Durante muitos e muitos anos, o dia de hoje foi acompanhado de sorrisos, de abraços, de beijos, de brindes, e de um cartão escrito em nome dos quatro cachorrões. E, durante muitos e muitos anos, os quatro cachorrões sonharam poder comemorar as Bodas de Ouro dessa união iluminada. Planejaram fazer uma grande festa, repleta dos amigos cujas vidas foram tocadas de forma definitiva pelo amor e pela bondade de cada um deles. Teria sido difícil encontrar um lugar onde coubessem todos juntos. Uma celebração a um casal que guiou, que abençoou, que orientou, que amou e que viveu intensamente. Por pouco isso não foi possível…
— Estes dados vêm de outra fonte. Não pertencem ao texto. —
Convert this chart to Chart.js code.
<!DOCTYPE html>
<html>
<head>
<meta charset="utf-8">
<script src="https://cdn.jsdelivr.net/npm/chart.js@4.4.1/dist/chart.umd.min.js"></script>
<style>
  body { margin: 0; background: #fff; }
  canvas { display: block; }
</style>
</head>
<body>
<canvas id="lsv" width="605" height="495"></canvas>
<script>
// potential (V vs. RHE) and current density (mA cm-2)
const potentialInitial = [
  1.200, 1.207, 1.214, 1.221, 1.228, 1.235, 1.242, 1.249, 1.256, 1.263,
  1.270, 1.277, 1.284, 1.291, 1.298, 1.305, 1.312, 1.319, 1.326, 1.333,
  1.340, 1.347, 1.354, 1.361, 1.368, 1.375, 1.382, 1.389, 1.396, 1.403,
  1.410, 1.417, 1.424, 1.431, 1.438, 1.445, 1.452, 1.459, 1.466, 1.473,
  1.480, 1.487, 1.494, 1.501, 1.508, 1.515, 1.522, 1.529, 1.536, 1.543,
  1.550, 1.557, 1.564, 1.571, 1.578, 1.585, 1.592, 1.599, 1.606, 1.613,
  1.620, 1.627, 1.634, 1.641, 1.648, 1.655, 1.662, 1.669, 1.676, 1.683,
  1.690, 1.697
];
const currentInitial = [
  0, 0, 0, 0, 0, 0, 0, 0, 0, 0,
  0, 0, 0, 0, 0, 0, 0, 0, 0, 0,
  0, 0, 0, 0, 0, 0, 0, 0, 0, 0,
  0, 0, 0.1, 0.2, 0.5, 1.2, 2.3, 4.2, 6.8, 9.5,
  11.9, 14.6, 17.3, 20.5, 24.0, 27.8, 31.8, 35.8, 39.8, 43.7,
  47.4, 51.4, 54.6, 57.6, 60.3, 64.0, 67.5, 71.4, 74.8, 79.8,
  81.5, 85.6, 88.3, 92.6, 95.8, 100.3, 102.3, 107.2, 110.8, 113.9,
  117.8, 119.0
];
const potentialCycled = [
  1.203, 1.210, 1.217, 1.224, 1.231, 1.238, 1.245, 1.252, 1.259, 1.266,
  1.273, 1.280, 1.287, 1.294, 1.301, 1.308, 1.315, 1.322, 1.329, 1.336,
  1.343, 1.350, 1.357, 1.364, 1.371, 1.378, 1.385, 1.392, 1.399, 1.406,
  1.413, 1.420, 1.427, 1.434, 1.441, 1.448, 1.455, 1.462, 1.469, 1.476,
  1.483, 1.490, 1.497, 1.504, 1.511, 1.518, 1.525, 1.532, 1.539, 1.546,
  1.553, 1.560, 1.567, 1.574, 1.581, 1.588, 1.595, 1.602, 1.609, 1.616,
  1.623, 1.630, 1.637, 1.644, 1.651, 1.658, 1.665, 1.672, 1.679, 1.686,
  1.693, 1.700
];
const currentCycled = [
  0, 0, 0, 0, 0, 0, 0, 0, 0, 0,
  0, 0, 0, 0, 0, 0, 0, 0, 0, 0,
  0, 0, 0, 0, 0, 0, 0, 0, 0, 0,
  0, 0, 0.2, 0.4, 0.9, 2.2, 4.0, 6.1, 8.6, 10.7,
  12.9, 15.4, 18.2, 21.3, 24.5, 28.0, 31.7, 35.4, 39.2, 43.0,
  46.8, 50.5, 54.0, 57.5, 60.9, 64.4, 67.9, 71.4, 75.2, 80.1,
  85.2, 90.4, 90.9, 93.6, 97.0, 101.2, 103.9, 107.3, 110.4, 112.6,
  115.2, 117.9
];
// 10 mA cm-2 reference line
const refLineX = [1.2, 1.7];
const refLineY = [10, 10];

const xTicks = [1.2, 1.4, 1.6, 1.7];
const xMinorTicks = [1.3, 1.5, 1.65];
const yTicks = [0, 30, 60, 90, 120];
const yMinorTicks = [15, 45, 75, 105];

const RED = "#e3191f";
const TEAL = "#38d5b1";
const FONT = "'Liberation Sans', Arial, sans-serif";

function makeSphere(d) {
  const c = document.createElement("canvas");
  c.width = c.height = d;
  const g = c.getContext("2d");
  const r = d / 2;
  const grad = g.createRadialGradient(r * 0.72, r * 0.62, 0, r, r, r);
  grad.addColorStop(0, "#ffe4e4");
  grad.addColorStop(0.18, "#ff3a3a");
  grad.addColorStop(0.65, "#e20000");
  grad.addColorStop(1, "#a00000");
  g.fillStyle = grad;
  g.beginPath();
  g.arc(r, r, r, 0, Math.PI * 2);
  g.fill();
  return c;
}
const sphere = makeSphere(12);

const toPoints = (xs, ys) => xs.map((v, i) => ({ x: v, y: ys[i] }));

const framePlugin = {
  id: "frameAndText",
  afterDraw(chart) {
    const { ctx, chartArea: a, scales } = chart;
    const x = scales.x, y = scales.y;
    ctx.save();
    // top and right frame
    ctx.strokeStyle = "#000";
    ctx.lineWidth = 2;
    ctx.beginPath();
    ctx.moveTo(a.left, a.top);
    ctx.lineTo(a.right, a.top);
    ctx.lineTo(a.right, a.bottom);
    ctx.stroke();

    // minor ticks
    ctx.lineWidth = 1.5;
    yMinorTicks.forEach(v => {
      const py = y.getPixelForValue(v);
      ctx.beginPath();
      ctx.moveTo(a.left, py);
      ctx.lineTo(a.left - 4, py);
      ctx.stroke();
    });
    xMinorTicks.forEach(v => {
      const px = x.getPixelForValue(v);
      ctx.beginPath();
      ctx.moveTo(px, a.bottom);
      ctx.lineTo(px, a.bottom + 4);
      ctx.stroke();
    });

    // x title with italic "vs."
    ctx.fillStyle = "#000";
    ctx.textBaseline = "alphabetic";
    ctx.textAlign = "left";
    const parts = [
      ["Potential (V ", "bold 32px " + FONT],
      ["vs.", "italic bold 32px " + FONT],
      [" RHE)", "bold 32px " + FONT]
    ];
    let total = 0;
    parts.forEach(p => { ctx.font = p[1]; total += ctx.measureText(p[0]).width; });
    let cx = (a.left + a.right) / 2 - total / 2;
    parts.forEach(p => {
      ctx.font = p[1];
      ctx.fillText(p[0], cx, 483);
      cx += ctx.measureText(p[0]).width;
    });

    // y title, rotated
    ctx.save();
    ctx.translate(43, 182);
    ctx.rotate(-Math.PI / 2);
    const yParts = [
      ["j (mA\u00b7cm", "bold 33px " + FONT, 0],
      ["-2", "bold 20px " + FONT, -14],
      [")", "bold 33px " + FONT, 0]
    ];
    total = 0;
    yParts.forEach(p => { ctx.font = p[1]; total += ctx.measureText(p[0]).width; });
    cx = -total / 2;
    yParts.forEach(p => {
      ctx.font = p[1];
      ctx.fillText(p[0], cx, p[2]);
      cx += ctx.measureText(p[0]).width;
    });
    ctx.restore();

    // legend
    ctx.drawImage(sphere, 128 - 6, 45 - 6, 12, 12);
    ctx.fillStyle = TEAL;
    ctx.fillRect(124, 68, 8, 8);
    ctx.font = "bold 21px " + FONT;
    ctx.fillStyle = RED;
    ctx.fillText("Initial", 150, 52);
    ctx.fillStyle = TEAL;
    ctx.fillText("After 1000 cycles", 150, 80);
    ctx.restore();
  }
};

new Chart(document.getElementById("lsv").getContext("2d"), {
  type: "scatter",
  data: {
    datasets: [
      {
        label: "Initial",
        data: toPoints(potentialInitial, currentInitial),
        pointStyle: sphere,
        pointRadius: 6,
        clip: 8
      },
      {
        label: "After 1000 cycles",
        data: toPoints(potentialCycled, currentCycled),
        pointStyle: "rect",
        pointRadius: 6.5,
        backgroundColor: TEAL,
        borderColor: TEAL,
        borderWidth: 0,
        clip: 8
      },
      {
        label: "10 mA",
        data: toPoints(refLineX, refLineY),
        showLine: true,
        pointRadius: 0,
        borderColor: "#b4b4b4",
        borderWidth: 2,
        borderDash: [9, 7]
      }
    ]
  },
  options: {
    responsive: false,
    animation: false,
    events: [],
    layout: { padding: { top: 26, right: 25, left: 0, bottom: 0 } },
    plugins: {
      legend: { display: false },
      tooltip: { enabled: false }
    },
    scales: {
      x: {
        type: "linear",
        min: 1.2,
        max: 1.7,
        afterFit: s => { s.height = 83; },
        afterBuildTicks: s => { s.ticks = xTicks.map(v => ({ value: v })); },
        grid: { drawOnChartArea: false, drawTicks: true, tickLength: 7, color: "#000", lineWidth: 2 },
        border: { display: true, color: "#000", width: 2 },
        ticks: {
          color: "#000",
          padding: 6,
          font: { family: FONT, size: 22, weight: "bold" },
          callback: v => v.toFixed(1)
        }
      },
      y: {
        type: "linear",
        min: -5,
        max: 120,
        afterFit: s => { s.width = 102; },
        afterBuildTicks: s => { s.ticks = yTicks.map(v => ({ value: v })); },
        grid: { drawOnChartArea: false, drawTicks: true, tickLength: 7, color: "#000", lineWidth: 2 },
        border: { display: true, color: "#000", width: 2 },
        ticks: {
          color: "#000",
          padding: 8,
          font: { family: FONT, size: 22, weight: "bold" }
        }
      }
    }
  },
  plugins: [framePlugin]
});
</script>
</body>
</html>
Hoje, no lugar dos sorrisos, dos abraços, dos beijos e dos brindes, fica a inevitável constatação de como aquela jornada fez bem ao mundo. Fica, portanto, a imensa felicidade por ter sido testemunha do brilho daquela união que começou, pelo menos neste plano, há cinquenta anos. Parece muito tempo mas passou como um piscar de olhos. Hoje, no lugar de um cartão que os faziam chorar de emoção, há somente o pranto transformado em palavras. E não há palavras, não há pranto, não há nada que possa descrever a falta que eles fazem. Hoje, sei que eles estão juntos comemorando essa data tão especial. E estão caminhando da forma como sempre fizeram, ao longo de toda a vida. Da forma como aprenderam a fazer desde que eram apenas amigos. Hoje, eles estão caminhando de mãos dadas.

E posso dizer que hoje, por um breve instante, a alma do cachorrão número um foi caminhar com eles!